Search code examples
nextflow

Lost coordinate file name in process all outputs altogether


def barcodes = (1..2).collect { String.format("barcode%02d", it) }
params.orifq = barcodes.collect { "fastq_pass/$it/*.fastq.gz" }

Channel
.fromPath(params.orifq)
.map { it -> [it.name.split("_")[2], it] }
.groupTuple()
.set{orifq_ch}

process cat {
debug true

publishDir = [ path: "Run/orifq", mode: 'copy' ]

input:
tuple val(bc), path(fq)

output:
path("*.fastq.gz")

"""
cat ${fq} > ${bc}.fastq.gz
"""
}

process all_stats {
debug true

publishDir = [ path: "Run/stats", mode: 'copy' ]

input:
path ("*.fastq.gz")

output:
path ("all_stats.txt"), emit: all_stats

"""
seqkit stat *.fastq.gz > all_stats.txt
"""

}
workflow {
cat(orifq_ch)|collect|all_stats|view
{

In this code, process cat generated barcode01.fastq.gz and barcode02.fastq.gz, then all outputs from the precess cat were processed altogether in all_stats.

however, the all_stats.txt result in the file column showed 1.fastq.gz instead of barcode01.fastq.gz and the number 1 seems to be the FIFO serial number not the barcode number.
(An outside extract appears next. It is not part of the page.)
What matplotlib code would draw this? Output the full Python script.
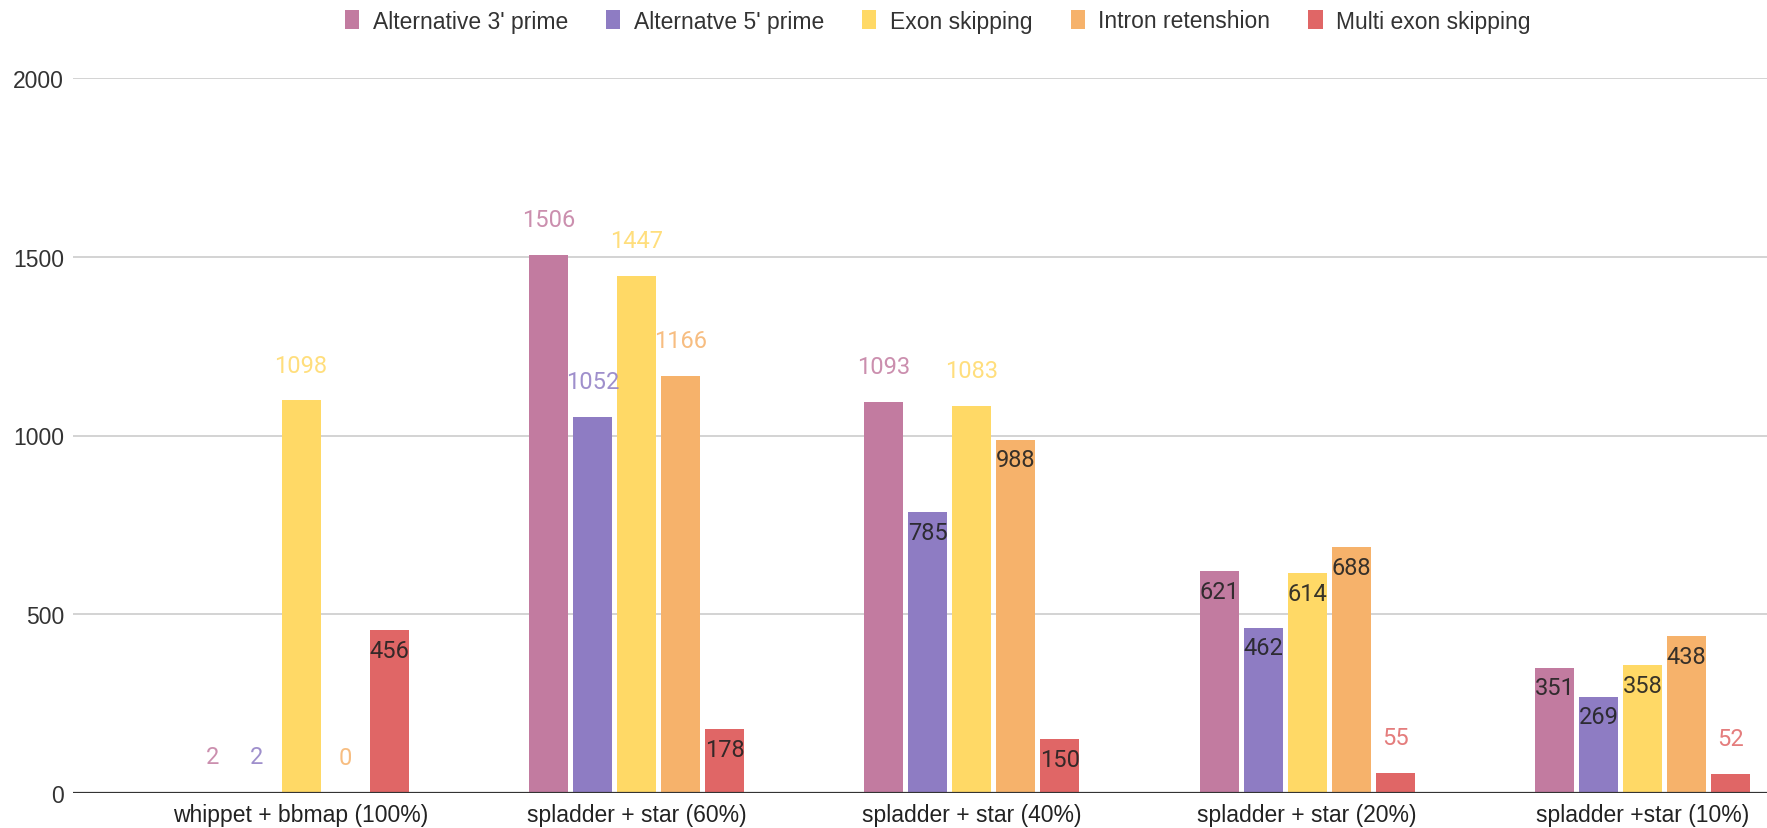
import matplotlib
matplotlib.use('Agg')
import matplotlib.pyplot as plt
import numpy as np
from matplotlib.patches import Patch

categories = ["whippet + bbmap (100%)", "spladder + star (60%)", "spladder + star (40%)",
              "spladder + star (20%)", "spladder +star (10%)"]
series_names = ["Alternative 3' prime", "Alternatve 5' prime", "Exon skipping",
                "Intron retenshion", "Multi exon skipping"]
alt3 = [2, 1506, 1093, 621, 351]
alt5 = [2, 1052, 785, 462, 269]
exon_skip = [1098, 1447, 1083, 614, 358]
intron_ret = [0, 1166, 988, 688, 438]
multi_exon = [456, 178, 150, 55, 52]
yticks = [0, 500, 1000, 1500, 2000]

series = [alt3, alt5, exon_skip, intron_ret, multi_exon]
colors = ['#c27ba0', '#8e7cc3', '#ffd966', '#f6b26b', '#e06666']

# label placement per series/category: True = inside top of bar, False = above bar
inside = [
    [False, False, False, True, True],
    [False, False, True, True, True],
    [False, False, False, True, True],
    [False, False, True, True, True],
    [True, True, True, False, False],
]

W, H = 1767, 829
fig = plt.figure(figsize=(W / 100, H / 100), dpi=100)
ax = fig.add_axes([73 / W, 1 - 794 / H, (W - 73) / W, 715 / H])

x = np.arange(len(categories))
pitch = 0.1312
bw = 0.1163
for i, (vals, col) in enumerate(zip(series, colors)):
    xs = x + (i - 2) * pitch
    ax.bar(xs, vals, width=bw, color=col, zorder=3, label=series_names[i])
    for j, (xx, v) in enumerate(zip(xs, vals)):
        if inside[i][j]:
            ax.annotate(str(v), (xx, v), xytext=(0, -14.5), textcoords='offset points',
                        ha='center', va='center', fontsize=17, family='Roboto',
                        color='#222222', alpha=0.9, zorder=5)
        else:
            ax.annotate(str(v), (xx, v), xytext=(0, 25.5), textcoords='offset points',
                        ha='center', va='center', fontsize=17, family='Roboto',
                        color=col, alpha=0.85, zorder=5)

ax.set_xlim(-0.680, 4.371)
ax.set_ylim(0, 2000)
ax.set_yticks(yticks)
ax.set_yticklabels([str(t) for t in yticks], family='Liberation Sans', fontsize=16.5, color='#333333')
ax.set_xticks(x)
ax.set_xticklabels(categories, family='Liberation Sans', fontsize=16.5, color='#222222')
ax.tick_params(axis='y', length=0, pad=6.5)
ax.tick_params(axis='x', length=0, pad=7.5)
for s in ax.spines.values():
    s.set_visible(False)
ax.yaxis.grid(True, color='#cccccc', lw=1.2, zorder=0)
ax.set_axisbelow(True)
ax.axhline(0, color='#333333', lw=1.6, zorder=4)

handles = [Patch(facecolor=c, edgecolor='none') for c in colors]
fig.legend(handles, series_names, loc='center', bbox_to_anchor=(938 / W, 1 - 22 / H),
           ncol=5, frameon=False, prop={'family': 'Liberation Sans', 'size': 16.5},
           handlelength=0.62, handleheight=0.9, handletextpad=0.6, columnspacing=1.65,
           labelcolor='#333333')

fig.savefig('out.png', dpi=100, facecolor='white')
How to fix the code so the barcode number is correctly assigned?


Solution

  • Nextflow will rewrite input file names when a named pattern is used to declare a collection of files. In this case, the named pattern provided is "*.fastq.gz". Note that the * wildcard is used to control the names of staged files. Otherwise (from multiple input files):

    When the input has a fixed file name and a collection of files is received by the process, the file name will be appended with a numerical suffix representing its ordinal position in the list.

    However, the rewriting of input file names is completely optional. Instead, you can just use a regular variable to bind the collection of files. This can then be used accordingly in your process script, for example (untested):

    params.reads = './fastq_pass/barcode{0[8-9],[1-5][0-9],6[0-4]}/*.fastq.gz'
    params.outdir = './results'
    
    
    process cat {
    
        publishDir "${params.outdir}/orifq", mode: 'copy'
    
        input:
        tuple val(bc), path(fq)
    
        output:
        path "${bc}.fastq.gz"
    
        """
        cat ${fq} > "${bc}.fastq.gz"
        """
    }
    
    process all_stats {
    
        publishDir "${params.outdir}/stats", mode: 'copy'
    
        input:
        path fastq_files
    
        output:
        path "all_stats.txt"
    
        """
        seqkit stat ${fastq_files} > all_stats.txt
        """
    }
    
    workflow {
    
        Channel.fromPath( params.reads )
            .map { it -> [it.name.split("_")[2], it] }
            .groupTuple()
            .set { orifq_ch }
    
        ...
    }
    

    The reads pattern above will match barcodes 08 to 64 inclusive. It requires breaking the range down into multiple patterns and uses curly braces for each part.